Switches to 3-Month View:

  • Sees grocery spending has climbed from $680 to $750 to $810 over three months
  • Transaction count also rising: 18 → 21 → 23 trips
  • Pattern clear: more frequent small trips, not one big purchase

Marcus's Solution:

  • The problem isn't that groceries cost more; he may be making too many trips and buying impulse items
  • Plans to shop once weekly with a list instead of 5-6 times per month
  • Expects to save $80-100/month by eliminating those extra trips
  • Uses the Export button to download all transactions as a CSV to track "impulse purchase" items and create a better shopping list

The Result: Without the drilldown's time period comparison and transaction-level detail, Marcus would have just seen "Groceries over budget" and maybe tried to buy cheaper food. Instead, he identified the real problem (shopping behavior) and made a specific, actionable change. That's the power of drilling down into your data.

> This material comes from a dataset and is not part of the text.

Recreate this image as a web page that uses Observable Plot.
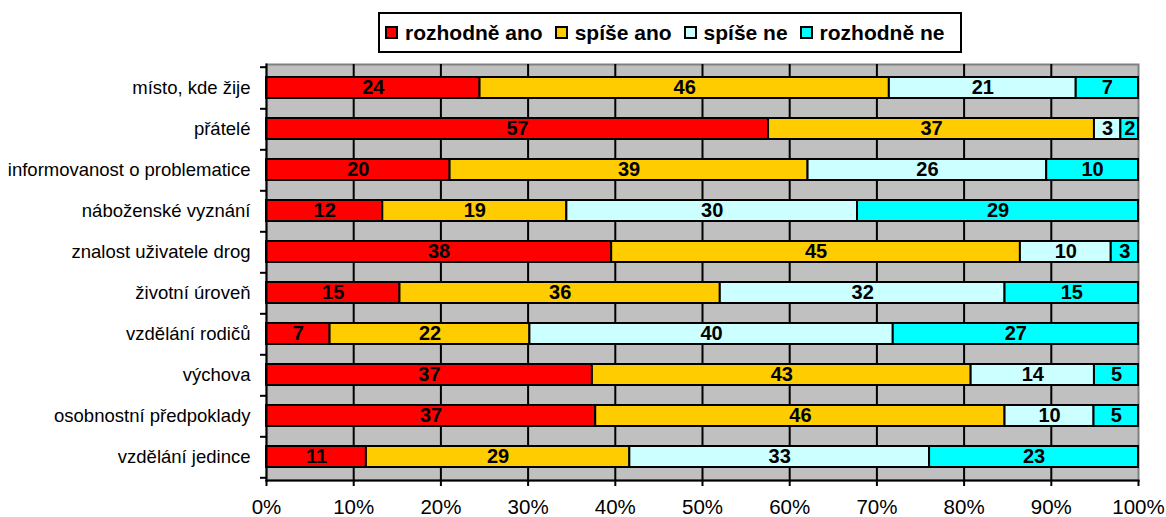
<!DOCTYPE html>
<html>
<head>
<meta charset="utf-8">
<script src="https://cdn.jsdelivr.net/npm/d3@7"></script>
<script src="https://cdn.jsdelivr.net/npm/@observablehq/plot@0.6"></script>
<style>
  body { margin: 0; background: white; font-family: Arial, "Liberation Sans", sans-serif; }
  #wrap { position: relative; width: 1166px; height: 517px; }
  #legend { position: absolute; left: 378px; top: 12px; width: 575px; padding-left: 5px; height: 37px;
    border: 2px solid black; display: flex; align-items: center; justify-content: flex-start;
    font-weight: bold; font-size: 21px; color: black; box-sizing: content-box; }
  .item { display: flex; align-items: center; margin-right: 12px; }
  .sw { width: 9px; height: 9px; border: 2px solid black; margin-right: 7px; }
  #chart { position: absolute; left: 0; top: 60px; }
</style>
</head>
<body>
<div id="wrap">
  <div id="legend"></div>
  <div id="chart"></div>
</div>
<script>
const categories = ["místo, kde žije", "přátelé", "informovanost o problematice", "náboženské vyznání",
  "znalost uživatele drog", "životní úroveň", "vzdělání rodičů", "výchova",
  "osobnostní předpoklady", "vzdělání jedince"];
const series = ["rozhodně ano", "spíše ano", "spíše ne", "rozhodně ne"];
const colors = ["#ff0000", "#ffcc00", "#ccffff", "#00ffff"];
const rozhodneAno = [24, 57, 20, 12, 38, 15, 7, 37, 37, 11];
const spiseAno    = [46, 37, 39, 19, 45, 36, 22, 43, 46, 29];
const spiseNe     = [21, 3, 26, 30, 10, 32, 40, 14, 10, 33];
const rozhodneNe  = [7, 2, 10, 29, 3, 15, 27, 5, 5, 23];
const xTicks = [0, 0.1, 0.2, 0.3, 0.4, 0.5, 0.6, 0.7, 0.8, 0.9, 1];
const xTickLabels = ["0%", "10%", "20%", "30%", "40%", "50%", "60%", "70%", "80%", "90%", "100%"];

const seriesValues = [rozhodneAno, spiseAno, spiseNe, rozhodneNe];
const data = categories.flatMap((c, i) => series.map((s, j) => ({cat: c, series: s, value: seriesValues[j][i]})));

// legend
const legend = document.getElementById("legend");
series.forEach((s, j) => {
  const it = document.createElement("div");
  it.className = "item";
  const sw = document.createElement("div");
  sw.className = "sw";
  sw.style.background = colors[j];
  const t = document.createElement("span");
  t.textContent = s;
  it.appendChild(sw); it.appendChild(t);
  legend.appendChild(it);
});

const W = 1166, H = 457, mL = 266, mR = 28, mT = 4, mB = 37;
const step = (H - mT - mB) / categories.length;
const tickLen = 6 / (W - mL - mR);
const fmt = d => xTickLabels[xTicks.findIndex(t => Math.abs(t - d) < 1e-9)];

const chart = Plot.plot({
  width: W, height: H,
  marginLeft: mL, marginRight: mR, marginTop: mT, marginBottom: mB,
  style: {fontFamily: "Arial, 'Liberation Sans', sans-serif", background: "white", color: "black", overflow: "visible"},
  x: {domain: [0, 1], label: null},
  y: {domain: categories, paddingInner: 0.5, paddingOuter: 0.25, label: null},
  color: {domain: series, range: colors},
  marks: [
    Plot.frame({fill: "#c0c0c0", stroke: "#808080", strokeWidth: 2}),
    Plot.ruleX(xTicks.slice(1, -1), {stroke: "black", strokeWidth: 2}),
    Plot.barX(data, Plot.stackX({y: "cat", x: "value", fill: "series", offset: "normalize", stroke: "black", strokeWidth: 2})),
    Plot.text(data, Plot.stackX({y: "cat", x: "value", z: "series", text: "value", offset: "normalize",
      fill: "black", fontWeight: "bold", fontSize: 20})),
    Plot.frame({anchor: "left", stroke: "black", strokeWidth: 2}),
    Plot.frame({anchor: "bottom", stroke: "black", strokeWidth: 2}),
    Plot.ruleY(categories, {y: d => d, x1: -tickLen, x2: 0, dy: step / 2, stroke: "black", strokeWidth: 2}),
    Plot.ruleY([categories[0]], {y: d => d, x1: -tickLen, x2: 0, dy: -step / 2, stroke: "black", strokeWidth: 2}),
    Plot.axisX({ticks: xTicks, tickFormat: fmt, tickSize: 6, tickPadding: 13, fontSize: 20.5, strokeWidth: 2}),
    Plot.axisY({tickSize: 0, tickPadding: 16, fontSize: 18.5})
  ]
});
document.getElementById("chart").appendChild(chart);
</script>
</body>
</html>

Pro Tip: Make the Drilldown Part of Your Monthly Review

Set aside 15 minutes at the end of each month to review your Cashflow Center. Start with the variance column and drill down into any category that's significantly over or under budget to understand why. Even categories that are on budget can benefit from a quick drilldown every few months: you might find subscriptions you forgot about, duplicate charges, or spending patterns you want to change. The insights section is particularly valuable; it catches patterns you'd miss by just looking at totals. This regular drilldown habit is also a great way to ensure you're staying on budget in the short term (month-to-month) and long term (tracking trends over the full year). You may find that this monthly drilldown habit is what finally makes your budget "stick" because you may be able to see exactly where your money goes, not just guess at it.